INPUT FOR THIS TASK —
--- Begin ---
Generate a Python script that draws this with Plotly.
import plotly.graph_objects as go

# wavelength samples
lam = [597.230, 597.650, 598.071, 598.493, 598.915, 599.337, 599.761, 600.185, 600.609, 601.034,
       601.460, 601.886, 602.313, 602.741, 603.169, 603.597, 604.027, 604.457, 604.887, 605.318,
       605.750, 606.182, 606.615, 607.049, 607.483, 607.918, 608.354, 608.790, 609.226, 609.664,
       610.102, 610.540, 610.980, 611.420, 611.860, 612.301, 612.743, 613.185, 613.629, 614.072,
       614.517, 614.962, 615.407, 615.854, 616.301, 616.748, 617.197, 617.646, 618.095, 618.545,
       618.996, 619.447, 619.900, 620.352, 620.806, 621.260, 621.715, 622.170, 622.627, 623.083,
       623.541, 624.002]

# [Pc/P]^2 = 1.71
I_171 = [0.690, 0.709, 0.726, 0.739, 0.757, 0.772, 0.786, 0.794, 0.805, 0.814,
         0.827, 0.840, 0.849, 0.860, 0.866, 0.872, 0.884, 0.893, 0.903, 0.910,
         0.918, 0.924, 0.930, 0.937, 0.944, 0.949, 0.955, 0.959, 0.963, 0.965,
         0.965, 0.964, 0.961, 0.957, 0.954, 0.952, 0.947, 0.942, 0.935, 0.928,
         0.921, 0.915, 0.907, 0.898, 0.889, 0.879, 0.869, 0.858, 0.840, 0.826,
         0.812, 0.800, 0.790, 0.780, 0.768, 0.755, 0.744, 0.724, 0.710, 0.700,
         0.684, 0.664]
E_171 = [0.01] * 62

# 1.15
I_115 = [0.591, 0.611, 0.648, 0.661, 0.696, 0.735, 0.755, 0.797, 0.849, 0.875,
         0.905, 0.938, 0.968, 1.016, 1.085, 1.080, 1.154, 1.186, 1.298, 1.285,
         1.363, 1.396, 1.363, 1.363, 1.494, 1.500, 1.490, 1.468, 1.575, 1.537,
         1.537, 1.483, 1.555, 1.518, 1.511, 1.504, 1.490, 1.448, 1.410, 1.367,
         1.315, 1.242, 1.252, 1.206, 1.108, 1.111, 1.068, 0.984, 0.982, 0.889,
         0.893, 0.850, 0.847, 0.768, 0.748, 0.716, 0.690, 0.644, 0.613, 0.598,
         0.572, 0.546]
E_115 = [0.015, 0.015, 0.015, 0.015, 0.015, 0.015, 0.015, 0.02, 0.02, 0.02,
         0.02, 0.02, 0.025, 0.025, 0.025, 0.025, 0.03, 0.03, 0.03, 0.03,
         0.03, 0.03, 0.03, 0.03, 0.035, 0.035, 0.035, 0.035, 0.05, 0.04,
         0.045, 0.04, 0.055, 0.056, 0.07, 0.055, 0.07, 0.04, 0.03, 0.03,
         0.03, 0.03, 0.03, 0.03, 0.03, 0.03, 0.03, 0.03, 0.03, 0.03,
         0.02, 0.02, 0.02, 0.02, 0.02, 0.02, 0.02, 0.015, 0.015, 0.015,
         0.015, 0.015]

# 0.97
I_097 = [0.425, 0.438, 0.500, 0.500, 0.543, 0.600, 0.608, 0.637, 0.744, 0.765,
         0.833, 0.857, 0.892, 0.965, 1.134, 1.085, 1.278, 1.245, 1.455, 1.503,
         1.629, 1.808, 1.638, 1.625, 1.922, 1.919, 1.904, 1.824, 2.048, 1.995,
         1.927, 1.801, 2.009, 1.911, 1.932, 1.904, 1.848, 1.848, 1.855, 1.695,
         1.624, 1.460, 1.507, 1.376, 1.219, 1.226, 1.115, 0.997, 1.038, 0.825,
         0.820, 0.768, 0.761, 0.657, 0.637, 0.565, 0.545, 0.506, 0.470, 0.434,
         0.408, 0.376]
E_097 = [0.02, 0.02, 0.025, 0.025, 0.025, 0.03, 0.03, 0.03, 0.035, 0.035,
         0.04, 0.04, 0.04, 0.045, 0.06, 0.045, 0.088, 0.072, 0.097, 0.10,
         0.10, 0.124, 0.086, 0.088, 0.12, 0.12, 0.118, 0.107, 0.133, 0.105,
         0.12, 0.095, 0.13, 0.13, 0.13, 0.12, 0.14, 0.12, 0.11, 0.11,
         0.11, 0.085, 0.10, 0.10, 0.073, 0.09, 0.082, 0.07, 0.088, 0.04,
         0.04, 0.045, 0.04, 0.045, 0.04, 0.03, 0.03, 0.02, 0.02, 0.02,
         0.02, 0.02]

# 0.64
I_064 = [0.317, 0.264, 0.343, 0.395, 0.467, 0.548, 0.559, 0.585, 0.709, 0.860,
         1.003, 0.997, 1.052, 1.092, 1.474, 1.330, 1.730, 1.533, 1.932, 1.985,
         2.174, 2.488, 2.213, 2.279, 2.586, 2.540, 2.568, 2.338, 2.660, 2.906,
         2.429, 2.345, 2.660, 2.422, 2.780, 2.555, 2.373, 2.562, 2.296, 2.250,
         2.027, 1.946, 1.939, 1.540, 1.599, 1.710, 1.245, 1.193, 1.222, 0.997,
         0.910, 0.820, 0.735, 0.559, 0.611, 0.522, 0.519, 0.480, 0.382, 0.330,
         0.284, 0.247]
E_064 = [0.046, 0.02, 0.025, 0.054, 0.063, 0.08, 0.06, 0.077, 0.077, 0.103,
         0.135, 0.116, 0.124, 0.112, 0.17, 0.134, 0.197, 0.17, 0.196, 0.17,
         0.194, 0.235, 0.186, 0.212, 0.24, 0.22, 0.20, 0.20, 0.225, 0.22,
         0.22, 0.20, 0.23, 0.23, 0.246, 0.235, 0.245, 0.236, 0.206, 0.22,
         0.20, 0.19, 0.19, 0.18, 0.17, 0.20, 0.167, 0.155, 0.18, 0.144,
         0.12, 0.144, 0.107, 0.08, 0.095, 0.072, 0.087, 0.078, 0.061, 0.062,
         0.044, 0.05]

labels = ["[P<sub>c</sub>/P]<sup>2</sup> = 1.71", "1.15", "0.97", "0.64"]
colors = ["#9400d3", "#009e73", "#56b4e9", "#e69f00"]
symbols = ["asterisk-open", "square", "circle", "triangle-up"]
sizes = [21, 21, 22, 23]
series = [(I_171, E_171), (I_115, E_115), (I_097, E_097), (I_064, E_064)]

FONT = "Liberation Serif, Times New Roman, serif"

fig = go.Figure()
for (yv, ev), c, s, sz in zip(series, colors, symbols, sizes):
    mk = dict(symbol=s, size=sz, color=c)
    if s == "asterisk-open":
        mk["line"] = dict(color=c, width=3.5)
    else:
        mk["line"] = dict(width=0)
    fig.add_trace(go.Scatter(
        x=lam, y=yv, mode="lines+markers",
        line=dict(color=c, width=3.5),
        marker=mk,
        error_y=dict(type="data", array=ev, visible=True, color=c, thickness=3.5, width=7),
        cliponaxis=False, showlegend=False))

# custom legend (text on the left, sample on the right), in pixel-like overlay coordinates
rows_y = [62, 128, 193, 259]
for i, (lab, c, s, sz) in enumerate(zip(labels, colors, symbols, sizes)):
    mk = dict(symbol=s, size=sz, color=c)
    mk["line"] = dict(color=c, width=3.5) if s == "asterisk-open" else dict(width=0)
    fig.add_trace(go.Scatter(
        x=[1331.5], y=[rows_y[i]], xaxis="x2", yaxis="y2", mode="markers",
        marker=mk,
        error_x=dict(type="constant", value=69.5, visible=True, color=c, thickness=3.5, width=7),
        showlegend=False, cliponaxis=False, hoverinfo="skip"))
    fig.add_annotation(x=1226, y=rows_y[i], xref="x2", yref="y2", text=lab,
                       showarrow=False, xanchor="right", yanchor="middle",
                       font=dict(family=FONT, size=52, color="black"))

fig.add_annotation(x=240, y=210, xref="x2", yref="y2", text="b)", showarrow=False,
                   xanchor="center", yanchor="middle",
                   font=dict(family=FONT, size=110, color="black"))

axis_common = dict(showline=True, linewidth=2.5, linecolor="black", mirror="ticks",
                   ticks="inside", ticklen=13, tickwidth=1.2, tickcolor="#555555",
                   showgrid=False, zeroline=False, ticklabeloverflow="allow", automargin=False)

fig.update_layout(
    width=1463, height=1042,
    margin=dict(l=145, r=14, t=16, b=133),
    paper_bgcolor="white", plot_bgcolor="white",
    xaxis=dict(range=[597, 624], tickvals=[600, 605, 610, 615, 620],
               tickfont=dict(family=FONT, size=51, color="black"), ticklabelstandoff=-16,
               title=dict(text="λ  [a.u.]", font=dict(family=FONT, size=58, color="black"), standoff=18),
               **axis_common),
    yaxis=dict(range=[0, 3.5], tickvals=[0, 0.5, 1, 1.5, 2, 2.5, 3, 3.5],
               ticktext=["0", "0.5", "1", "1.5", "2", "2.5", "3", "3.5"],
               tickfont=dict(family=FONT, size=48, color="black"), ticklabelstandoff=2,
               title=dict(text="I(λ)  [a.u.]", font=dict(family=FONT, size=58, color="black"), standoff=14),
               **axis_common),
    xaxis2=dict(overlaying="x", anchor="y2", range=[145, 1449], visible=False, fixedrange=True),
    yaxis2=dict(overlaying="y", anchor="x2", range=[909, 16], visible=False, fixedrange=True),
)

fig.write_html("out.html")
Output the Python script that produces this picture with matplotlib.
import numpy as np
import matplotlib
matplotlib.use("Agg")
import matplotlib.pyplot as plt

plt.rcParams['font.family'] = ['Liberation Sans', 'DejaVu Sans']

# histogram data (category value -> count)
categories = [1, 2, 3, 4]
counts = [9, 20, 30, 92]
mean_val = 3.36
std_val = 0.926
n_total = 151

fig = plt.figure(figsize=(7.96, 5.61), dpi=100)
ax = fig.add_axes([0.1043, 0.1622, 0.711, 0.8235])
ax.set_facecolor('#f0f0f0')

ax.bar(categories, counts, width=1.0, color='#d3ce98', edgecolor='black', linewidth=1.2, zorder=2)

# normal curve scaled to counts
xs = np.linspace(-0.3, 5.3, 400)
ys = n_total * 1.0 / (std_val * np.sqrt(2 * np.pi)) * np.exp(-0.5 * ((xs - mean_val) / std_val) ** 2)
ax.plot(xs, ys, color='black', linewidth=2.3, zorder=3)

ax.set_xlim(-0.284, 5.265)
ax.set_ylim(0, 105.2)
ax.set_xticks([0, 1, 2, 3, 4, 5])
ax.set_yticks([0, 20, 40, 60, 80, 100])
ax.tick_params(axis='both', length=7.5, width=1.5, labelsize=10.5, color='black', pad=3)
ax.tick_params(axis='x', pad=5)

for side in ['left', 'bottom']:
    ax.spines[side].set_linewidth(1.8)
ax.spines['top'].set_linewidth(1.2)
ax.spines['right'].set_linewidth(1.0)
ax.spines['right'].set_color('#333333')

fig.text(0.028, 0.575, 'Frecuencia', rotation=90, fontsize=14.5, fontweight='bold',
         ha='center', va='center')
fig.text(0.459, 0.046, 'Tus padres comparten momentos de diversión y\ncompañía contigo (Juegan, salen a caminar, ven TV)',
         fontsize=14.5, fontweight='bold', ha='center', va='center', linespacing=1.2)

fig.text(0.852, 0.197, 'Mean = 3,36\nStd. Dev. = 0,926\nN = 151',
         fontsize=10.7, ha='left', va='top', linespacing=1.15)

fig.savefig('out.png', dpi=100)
--- End ---
Write down again the exact lines running from the beginning of the data to the line containing "E_171 = [0.01] * 62", with both ends included.

EXERCISE ANSWER —
Generate a Python script that draws this with Plotly.
import plotly.graph_objects as go

# wavelength samples
lam = [597.230, 597.650, 598.071, 598.493, 598.915, 599.337, 599.761, 600.185, 600.609, 601.034,
       601.460, 601.886, 602.313, 602.741, 603.169, 603.597, 604.027, 604.457, 604.887, 605.318,
       605.750, 606.182, 606.615, 607.049, 607.483, 607.918, 608.354, 608.790, 609.226, 609.664,
       610.102, 610.540, 610.980, 611.420, 611.860, 612.301, 612.743, 613.185, 613.629, 614.072,
       614.517, 614.962, 615.407, 615.854, 616.301, 616.748, 617.197, 617.646, 618.095, 618.545,
       618.996, 619.447, 619.900, 620.352, 620.806, 621.260, 621.715, 622.170, 622.627, 623.083,
       623.541, 624.002]

# [Pc/P]^2 = 1.71
I_171 = [0.690, 0.709, 0.726, 0.739, 0.757, 0.772, 0.786, 0.794, 0.805, 0.814,
         0.827, 0.840, 0.849, 0.860, 0.866, 0.872, 0.884, 0.893, 0.903, 0.910,
         0.918, 0.924, 0.930, 0.937, 0.944, 0.949, 0.955, 0.959, 0.963, 0.965,
         0.965, 0.964, 0.961, 0.957, 0.954, 0.952, 0.947, 0.942, 0.935, 0.928,
         0.921, 0.915, 0.907, 0.898, 0.889, 0.879, 0.869, 0.858, 0.840, 0.826,
         0.812, 0.800, 0.790, 0.780, 0.768, 0.755, 0.744, 0.724, 0.710, 0.700,
         0.684, 0.664]
E_171 = [0.01] * 62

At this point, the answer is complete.